BEGIN Material provided

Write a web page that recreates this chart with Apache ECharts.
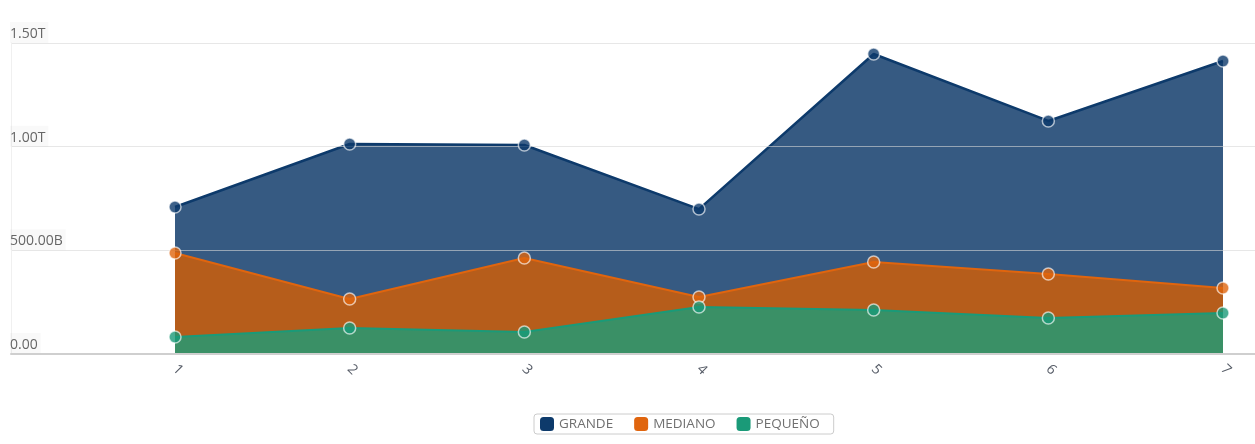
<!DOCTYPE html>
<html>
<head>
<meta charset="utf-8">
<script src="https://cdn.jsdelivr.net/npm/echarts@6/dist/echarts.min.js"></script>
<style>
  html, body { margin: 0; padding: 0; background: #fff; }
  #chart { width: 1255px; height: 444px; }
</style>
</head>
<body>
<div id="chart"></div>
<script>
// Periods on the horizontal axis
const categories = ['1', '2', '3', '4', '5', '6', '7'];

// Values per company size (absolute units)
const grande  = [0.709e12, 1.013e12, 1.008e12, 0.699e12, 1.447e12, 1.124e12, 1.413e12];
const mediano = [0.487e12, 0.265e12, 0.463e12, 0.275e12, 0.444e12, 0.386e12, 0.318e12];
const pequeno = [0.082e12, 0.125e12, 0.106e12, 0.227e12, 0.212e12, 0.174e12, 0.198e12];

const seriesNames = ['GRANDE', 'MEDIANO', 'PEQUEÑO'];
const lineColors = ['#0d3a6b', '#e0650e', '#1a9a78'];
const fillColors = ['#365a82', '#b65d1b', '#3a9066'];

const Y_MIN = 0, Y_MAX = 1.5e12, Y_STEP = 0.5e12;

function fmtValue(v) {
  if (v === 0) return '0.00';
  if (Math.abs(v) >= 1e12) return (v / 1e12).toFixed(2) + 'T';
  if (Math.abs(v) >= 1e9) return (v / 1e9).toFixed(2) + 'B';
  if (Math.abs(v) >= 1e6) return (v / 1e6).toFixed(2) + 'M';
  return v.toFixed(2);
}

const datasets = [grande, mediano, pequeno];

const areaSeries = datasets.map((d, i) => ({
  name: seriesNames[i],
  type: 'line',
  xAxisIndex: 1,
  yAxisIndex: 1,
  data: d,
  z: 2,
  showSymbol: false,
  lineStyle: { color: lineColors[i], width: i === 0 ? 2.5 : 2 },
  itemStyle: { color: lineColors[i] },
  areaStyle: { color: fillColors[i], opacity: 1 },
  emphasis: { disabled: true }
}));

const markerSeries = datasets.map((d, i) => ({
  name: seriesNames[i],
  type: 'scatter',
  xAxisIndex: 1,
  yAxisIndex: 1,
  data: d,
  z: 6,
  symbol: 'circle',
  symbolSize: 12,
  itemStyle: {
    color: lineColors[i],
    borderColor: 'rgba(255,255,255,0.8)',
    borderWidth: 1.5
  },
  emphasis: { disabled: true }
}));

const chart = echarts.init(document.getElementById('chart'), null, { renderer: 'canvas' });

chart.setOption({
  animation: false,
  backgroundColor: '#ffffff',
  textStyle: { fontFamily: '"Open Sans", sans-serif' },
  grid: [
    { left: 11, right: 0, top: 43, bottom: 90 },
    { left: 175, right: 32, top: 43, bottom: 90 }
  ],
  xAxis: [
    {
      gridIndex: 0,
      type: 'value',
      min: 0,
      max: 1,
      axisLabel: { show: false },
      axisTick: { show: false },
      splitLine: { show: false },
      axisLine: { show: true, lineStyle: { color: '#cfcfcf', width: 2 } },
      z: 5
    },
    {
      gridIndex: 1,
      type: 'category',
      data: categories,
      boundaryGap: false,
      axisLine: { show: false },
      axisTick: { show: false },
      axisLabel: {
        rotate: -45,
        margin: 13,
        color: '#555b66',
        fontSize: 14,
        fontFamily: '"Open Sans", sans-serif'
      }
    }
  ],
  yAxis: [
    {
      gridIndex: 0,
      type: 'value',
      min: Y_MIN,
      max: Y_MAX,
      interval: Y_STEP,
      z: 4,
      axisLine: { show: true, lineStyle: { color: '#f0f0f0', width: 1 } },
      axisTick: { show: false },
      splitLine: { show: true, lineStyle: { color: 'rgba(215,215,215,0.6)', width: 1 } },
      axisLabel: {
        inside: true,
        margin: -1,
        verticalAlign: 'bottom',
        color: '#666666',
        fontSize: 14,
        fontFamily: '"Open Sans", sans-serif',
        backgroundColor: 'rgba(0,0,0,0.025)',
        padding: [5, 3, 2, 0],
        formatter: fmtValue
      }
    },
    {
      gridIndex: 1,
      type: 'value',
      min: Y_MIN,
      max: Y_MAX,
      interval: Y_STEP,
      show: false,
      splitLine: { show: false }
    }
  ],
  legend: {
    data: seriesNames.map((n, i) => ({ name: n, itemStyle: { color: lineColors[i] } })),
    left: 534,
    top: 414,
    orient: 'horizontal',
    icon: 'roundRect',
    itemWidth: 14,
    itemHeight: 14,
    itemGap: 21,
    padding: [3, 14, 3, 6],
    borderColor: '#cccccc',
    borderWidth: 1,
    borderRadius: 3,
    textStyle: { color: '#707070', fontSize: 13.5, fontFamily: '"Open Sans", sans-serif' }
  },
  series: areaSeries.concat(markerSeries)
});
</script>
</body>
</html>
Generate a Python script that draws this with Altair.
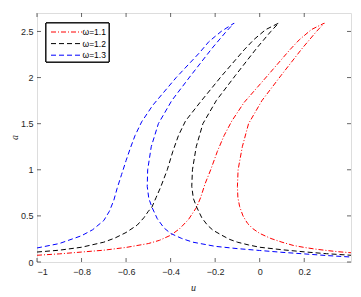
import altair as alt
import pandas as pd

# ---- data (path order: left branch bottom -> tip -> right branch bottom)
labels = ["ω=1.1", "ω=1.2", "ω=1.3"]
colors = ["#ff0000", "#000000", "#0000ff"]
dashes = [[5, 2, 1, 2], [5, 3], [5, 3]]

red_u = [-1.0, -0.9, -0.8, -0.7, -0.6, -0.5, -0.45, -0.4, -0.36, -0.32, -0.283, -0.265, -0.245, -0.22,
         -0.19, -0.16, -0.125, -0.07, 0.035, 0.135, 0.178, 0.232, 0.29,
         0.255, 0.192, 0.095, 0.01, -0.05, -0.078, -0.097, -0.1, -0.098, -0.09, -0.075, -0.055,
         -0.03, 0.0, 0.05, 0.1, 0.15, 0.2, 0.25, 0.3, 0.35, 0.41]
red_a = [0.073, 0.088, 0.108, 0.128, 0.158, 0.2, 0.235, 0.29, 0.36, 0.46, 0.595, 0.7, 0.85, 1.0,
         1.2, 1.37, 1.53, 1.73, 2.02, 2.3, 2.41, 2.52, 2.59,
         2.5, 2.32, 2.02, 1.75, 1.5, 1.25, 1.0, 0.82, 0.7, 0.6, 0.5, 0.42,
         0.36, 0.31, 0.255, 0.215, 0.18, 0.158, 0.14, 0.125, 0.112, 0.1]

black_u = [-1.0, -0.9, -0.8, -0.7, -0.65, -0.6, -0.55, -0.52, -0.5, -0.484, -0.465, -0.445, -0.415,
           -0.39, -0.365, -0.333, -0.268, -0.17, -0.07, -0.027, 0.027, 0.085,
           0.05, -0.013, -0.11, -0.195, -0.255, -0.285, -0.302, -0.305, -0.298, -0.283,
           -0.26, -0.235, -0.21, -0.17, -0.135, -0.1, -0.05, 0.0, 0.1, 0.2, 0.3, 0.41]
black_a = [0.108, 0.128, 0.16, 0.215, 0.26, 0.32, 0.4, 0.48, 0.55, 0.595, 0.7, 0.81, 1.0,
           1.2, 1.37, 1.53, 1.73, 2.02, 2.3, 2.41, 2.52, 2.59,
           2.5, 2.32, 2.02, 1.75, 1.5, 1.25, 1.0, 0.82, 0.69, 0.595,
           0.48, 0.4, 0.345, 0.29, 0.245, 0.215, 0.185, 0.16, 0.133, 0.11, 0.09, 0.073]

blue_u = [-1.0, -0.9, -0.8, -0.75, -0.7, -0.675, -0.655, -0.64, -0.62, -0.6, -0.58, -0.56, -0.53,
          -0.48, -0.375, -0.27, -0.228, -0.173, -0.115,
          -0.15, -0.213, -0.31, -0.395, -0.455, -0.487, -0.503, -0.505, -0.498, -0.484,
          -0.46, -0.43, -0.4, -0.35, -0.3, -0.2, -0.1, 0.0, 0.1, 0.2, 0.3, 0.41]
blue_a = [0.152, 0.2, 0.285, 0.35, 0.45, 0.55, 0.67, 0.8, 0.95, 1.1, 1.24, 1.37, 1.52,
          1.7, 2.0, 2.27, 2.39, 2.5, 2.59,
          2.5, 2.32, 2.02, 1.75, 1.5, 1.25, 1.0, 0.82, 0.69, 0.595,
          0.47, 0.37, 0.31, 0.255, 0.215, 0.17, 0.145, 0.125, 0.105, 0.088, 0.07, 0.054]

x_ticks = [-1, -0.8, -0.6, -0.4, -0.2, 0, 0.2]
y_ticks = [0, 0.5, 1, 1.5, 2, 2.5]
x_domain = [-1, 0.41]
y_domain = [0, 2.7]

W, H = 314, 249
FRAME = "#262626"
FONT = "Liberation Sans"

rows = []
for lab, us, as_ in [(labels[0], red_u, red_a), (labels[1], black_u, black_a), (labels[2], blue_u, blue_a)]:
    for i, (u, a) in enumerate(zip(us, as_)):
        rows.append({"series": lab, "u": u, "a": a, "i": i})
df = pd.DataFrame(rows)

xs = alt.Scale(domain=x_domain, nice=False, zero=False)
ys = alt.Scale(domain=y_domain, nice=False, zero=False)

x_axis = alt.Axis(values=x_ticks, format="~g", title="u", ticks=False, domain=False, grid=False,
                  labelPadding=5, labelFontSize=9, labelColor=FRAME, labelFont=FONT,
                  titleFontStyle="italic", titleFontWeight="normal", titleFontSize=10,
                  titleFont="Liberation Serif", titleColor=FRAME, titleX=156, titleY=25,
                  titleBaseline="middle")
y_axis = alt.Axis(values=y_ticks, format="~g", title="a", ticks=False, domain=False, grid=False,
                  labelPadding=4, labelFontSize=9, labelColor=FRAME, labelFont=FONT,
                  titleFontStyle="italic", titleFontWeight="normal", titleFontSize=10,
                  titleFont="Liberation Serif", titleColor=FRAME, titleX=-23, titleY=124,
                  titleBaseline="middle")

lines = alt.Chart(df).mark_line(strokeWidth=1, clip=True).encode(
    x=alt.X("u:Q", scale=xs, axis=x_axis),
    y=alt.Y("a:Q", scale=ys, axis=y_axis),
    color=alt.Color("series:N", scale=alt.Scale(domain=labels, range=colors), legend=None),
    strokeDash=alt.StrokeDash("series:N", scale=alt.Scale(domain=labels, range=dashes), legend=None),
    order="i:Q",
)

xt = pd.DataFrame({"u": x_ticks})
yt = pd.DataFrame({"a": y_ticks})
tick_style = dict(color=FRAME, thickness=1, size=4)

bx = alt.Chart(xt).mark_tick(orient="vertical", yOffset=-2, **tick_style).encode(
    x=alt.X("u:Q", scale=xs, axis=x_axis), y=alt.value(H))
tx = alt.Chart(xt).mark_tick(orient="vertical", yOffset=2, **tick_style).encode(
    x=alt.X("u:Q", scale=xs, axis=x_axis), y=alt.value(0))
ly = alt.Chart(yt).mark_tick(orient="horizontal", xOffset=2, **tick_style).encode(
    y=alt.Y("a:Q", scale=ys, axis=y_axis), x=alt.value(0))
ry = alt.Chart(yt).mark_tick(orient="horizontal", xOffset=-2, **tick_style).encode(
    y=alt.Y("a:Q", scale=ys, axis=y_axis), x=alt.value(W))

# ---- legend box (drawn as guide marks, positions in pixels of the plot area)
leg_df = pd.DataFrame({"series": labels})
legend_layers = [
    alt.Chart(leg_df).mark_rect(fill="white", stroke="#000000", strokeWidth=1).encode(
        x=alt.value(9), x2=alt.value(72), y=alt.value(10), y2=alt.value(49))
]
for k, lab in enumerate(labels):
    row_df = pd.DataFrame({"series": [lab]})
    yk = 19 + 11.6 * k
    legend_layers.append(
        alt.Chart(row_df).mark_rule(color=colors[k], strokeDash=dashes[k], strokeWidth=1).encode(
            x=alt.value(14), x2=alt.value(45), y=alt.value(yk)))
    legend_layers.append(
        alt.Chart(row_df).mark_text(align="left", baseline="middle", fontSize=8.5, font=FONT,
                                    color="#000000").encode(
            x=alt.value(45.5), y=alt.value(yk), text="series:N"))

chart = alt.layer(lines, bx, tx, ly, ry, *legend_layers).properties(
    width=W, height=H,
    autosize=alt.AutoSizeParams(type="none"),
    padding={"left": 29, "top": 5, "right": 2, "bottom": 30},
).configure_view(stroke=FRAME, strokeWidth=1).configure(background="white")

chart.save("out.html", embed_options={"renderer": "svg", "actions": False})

END Material provided

Nothing but the lines from the one with "Generate a Python" through the one with "dashes = [[5, 2, 1, 2], [5, 3], [5, 3]]" should be copied, word for word. Pictures are left out.

§ Task solution:
Generate a Python script that draws this with Altair.
import altair as alt
import pandas as pd

# ---- data (path order: left branch bottom -> tip -> right branch bottom)
labels = ["ω=1.1", "ω=1.2", "ω=1.3"]
colors = ["#ff0000", "#000000", "#0000ff"]
dashes = [[5, 2, 1, 2], [5, 3], [5, 3]]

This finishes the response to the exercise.